The network reports seven documented cases of suicide resulting from unwanted pregnancy in Khartoum, El Gezira, and Sennar, noting “the severe risks associated with unwanted pregnancy and the lack of necessary psychological and medical support [..].

“All too often, survivors of sexual violence are blamed, crimes are denied, and the survivor’s situation is neglected within Sudan’s social, legal, and political systems that lack the awareness and the capacity to address this complex human crisis.” 

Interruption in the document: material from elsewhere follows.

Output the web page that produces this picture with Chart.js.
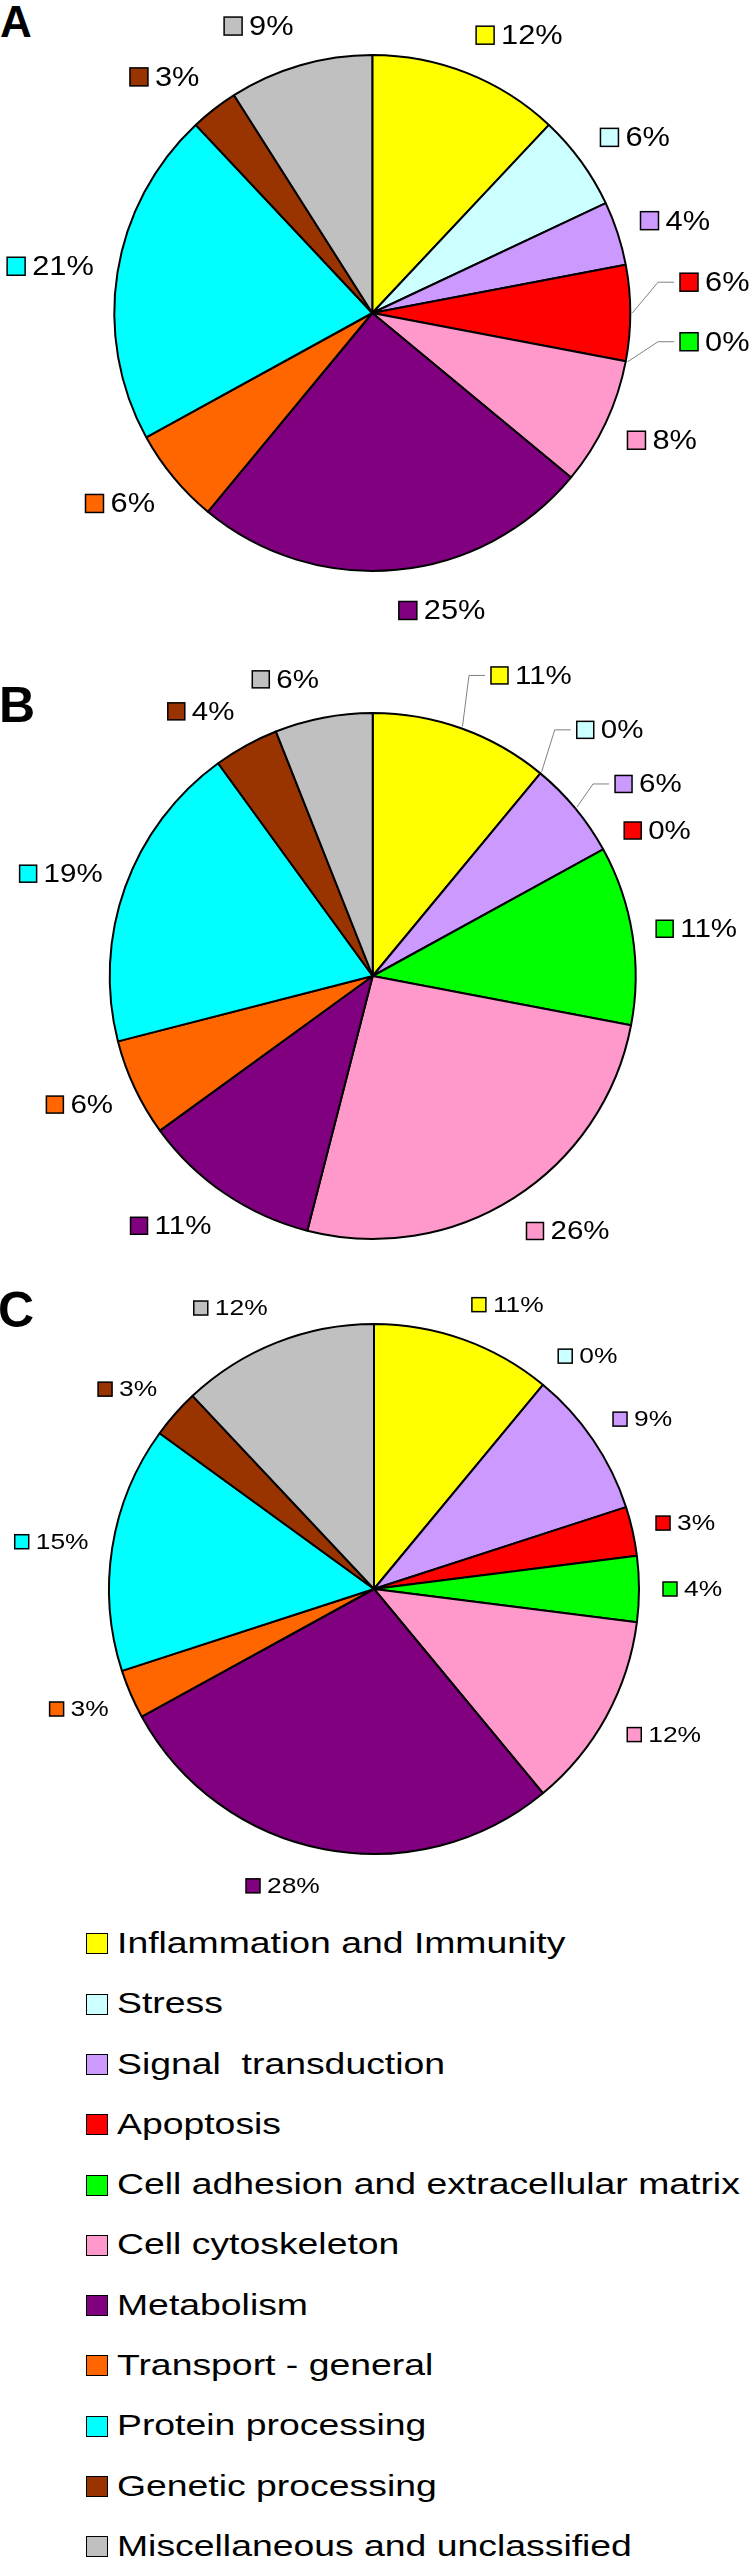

Jurists told Radio Dabanga in March this year that the authorities should deal with rape cases with more flexibility. Sudan’s Penal Code Article 135 allows the abortion of a pregnancy resulting from rape if it does not exceed 90 days, but this period should be extended when needed. The required Form 8* a raped woman must obtain from the relevant authorities to be able to be treated, should also be dealt with in a more pliable way during the war.


SIHA also cites rape victims who dared to talk about their experiences.  

“Our house was raided by members of the RSF, who told us they were searching for members of the Sudanese army, but their intentions were different. They pushed me and my cousins into one room while they held my father and brother in another room, and the three of us were raped by three individuals. Despite our proximity to a hospital with the necessary protocols, we received no treatment. We managed to leave our house in Khartoum to a safe state two months after the incident, and even though we were still traumatised, at least we were out of the area controlled by the militia [the RSF]. Our journey back to our region took a month, passing through several states. After two months, I started experiencing unusual symptoms, and my mother and sister advised me to visit a healthcare centre, where I found out that I was three months pregnant. There was no option but to terminate the pregnancy.” 

A 19-year-old victim told SIHA that “I found out I was pregnant in the fourth month after being displaced twice. I’m currently in the seventh month, and I hope things go smoothly, but I don’t know what will happen in the future.” 

Another survivor said that “I discovered that I was pregnant when my menstrual cycle was delayed for two months after the rape. It was a difficult situation because we had to constantly move from Khartoum to another state. After that, I had to come to terms with the second tragedy, which was even worse than the first”. 

A victim of gang-rape in El Geneina, capital of West Darfur, said she was raped by five RSF members. “After that, we were displaced, and when I reached the camp, I realised I was pregnant. Due to complications, I had to go to the hospital and have an abortion. Thankfully, I’m doing better now.” 


SIHA Network calls on “the international community involved in Sudan to ensure that both international humanitarian law and human rights laws are being followed.

“It is crucial to allow international actors and civil society to establish observatory bodies to supervise these safe travel routes and ensure that civilians, particularly women and children, can safely leave conflict zones.” 

As for protection shelters for mothers and their children, funds should also be allocated to finance the establishment of such shelters, “as well as centres for unaccompanied children and newborns. 

“Pressure must be applied to the Sudanese status-quo administration to allow emergency medical intervention without requiring police or prosecutorial reports for healthcare access,” the report concludes. 

* In Sudan, medical evidence of an assault is admitted solely via Form 8. It can be issued only by police stations or approved hospitals and clinics. Critics state that Form 8 is “glaringly inadequate”, as sufficient medical evidence is often exceedingly difficult to obtain. During the war in Darfur, it could happen that when the police were slow in issuing the required Form 8, a rape victim had to wait a full day before she could be treated.